* Problem description: Take the listing from its first line through the line that contains "const ifLower = 50.05;" and please retype those lines exactly, leaving out the pictures.

........

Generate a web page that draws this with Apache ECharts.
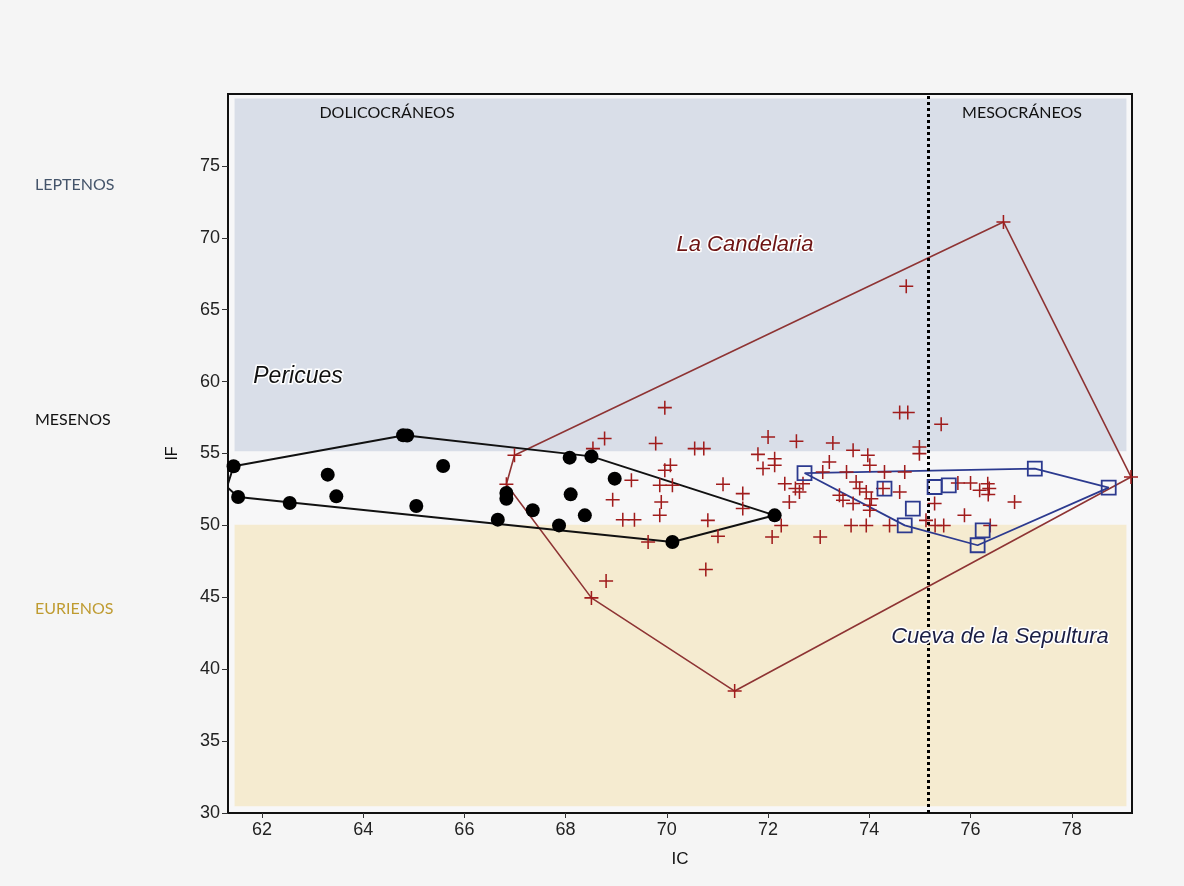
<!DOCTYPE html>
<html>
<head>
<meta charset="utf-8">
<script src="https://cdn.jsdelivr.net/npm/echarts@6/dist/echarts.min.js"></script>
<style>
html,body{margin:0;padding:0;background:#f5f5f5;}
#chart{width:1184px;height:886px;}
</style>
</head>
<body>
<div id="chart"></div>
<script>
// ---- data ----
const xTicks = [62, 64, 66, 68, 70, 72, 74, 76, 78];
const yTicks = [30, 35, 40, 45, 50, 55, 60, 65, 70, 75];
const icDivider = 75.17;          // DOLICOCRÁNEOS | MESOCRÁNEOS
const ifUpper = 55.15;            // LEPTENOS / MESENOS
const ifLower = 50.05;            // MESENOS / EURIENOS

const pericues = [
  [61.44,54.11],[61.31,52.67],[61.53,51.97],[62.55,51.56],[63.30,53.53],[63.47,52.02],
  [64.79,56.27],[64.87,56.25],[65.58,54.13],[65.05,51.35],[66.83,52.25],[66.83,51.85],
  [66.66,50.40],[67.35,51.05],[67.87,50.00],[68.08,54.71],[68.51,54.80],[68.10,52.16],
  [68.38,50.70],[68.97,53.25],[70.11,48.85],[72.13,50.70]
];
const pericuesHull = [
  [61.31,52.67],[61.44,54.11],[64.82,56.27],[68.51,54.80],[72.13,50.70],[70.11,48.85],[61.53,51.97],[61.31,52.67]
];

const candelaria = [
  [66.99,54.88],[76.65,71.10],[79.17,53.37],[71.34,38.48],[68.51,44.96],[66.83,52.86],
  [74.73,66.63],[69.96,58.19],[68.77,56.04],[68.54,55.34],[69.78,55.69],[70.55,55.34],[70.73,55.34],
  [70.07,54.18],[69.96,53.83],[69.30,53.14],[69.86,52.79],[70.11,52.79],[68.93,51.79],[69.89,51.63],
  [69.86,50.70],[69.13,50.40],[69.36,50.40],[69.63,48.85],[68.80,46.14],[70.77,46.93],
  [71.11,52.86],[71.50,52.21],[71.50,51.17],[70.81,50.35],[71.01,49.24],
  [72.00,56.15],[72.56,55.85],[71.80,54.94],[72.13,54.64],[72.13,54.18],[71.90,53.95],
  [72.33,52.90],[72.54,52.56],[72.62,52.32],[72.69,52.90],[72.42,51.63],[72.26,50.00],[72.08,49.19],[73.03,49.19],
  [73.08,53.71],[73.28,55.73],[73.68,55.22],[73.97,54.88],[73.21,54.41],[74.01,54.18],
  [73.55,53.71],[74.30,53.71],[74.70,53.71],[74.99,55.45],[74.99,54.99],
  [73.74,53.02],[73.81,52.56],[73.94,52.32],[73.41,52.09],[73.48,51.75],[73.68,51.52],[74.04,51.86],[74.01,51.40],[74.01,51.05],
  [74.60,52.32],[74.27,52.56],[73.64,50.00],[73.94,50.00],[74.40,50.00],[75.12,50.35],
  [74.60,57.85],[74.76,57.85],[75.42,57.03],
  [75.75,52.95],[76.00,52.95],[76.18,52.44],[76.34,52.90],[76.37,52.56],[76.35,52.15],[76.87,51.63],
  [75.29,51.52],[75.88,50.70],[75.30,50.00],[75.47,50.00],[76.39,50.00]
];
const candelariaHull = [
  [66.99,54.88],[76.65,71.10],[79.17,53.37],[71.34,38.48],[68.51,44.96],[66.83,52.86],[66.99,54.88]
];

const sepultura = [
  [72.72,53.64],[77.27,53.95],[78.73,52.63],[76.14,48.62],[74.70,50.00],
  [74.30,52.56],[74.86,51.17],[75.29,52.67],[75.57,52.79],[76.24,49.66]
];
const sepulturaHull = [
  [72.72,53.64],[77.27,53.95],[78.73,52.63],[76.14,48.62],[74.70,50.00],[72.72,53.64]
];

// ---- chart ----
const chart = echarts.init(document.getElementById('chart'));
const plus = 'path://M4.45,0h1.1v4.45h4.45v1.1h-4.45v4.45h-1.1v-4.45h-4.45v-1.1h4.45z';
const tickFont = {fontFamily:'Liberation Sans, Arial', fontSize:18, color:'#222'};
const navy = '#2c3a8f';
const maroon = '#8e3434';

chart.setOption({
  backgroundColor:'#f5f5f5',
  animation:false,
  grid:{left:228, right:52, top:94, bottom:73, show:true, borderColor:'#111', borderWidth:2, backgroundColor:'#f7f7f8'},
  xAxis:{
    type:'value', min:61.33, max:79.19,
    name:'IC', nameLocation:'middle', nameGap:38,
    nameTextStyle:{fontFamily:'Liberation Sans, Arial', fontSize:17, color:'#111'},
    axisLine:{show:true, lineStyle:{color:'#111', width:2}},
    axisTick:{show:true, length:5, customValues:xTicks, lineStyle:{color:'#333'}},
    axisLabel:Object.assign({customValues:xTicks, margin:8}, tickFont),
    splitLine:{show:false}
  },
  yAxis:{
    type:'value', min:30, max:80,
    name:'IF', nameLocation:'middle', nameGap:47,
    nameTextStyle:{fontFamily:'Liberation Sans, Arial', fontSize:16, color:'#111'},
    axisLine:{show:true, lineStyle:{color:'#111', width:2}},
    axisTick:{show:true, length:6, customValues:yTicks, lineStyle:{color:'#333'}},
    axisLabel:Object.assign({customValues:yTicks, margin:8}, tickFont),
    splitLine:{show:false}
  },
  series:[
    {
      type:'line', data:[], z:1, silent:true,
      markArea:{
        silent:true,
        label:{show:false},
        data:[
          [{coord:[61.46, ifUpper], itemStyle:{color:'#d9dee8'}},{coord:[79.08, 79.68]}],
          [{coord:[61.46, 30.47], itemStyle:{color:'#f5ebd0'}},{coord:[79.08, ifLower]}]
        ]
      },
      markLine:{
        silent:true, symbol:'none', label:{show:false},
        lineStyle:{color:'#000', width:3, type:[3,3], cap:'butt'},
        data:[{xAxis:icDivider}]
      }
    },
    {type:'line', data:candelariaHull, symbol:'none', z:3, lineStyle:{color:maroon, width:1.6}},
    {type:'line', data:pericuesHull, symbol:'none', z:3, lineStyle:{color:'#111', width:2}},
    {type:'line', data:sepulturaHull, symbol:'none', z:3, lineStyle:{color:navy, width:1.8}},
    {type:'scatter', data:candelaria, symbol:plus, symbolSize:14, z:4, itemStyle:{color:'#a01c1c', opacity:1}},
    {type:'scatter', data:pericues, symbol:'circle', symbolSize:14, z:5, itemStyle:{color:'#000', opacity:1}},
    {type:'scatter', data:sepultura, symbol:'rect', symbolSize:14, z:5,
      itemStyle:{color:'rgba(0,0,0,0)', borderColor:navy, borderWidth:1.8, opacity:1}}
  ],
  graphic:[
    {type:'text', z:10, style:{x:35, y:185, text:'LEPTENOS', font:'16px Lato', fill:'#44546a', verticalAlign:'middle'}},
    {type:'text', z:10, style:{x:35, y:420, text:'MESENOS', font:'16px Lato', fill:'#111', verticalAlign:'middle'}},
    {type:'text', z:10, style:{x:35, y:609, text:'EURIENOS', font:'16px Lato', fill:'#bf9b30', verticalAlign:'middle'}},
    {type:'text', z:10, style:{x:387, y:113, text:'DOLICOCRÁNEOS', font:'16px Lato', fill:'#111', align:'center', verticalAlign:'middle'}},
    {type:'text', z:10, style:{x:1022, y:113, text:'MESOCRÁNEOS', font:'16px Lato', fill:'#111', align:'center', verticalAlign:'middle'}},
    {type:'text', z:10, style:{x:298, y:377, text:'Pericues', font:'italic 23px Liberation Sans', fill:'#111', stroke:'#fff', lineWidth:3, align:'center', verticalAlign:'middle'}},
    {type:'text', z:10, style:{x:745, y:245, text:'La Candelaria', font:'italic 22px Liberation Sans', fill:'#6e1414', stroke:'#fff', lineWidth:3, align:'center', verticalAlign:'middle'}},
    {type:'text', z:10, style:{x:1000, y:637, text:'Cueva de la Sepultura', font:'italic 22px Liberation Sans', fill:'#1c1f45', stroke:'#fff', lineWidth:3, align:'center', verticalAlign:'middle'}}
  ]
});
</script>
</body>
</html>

........

* Answer in full:
Generate a web page that draws this with Apache ECharts.
<!DOCTYPE html>
<html>
<head>
<meta charset="utf-8">
<script src="https://cdn.jsdelivr.net/npm/echarts@6/dist/echarts.min.js"></script>
<style>
html,body{margin:0;padding:0;background:#f5f5f5;}
#chart{width:1184px;height:886px;}
</style>
</head>
<body>
<div id="chart"></div>
<script>
// ---- data ----
const xTicks = [62, 64, 66, 68, 70, 72, 74, 76, 78];
const yTicks = [30, 35, 40, 45, 50, 55, 60, 65, 70, 75];
const icDivider = 75.17;          // DOLICOCRÁNEOS | MESOCRÁNEOS
const ifUpper = 55.15;            // LEPTENOS / MESENOS
const ifLower = 50.05;            // MESENOS / EURIENOS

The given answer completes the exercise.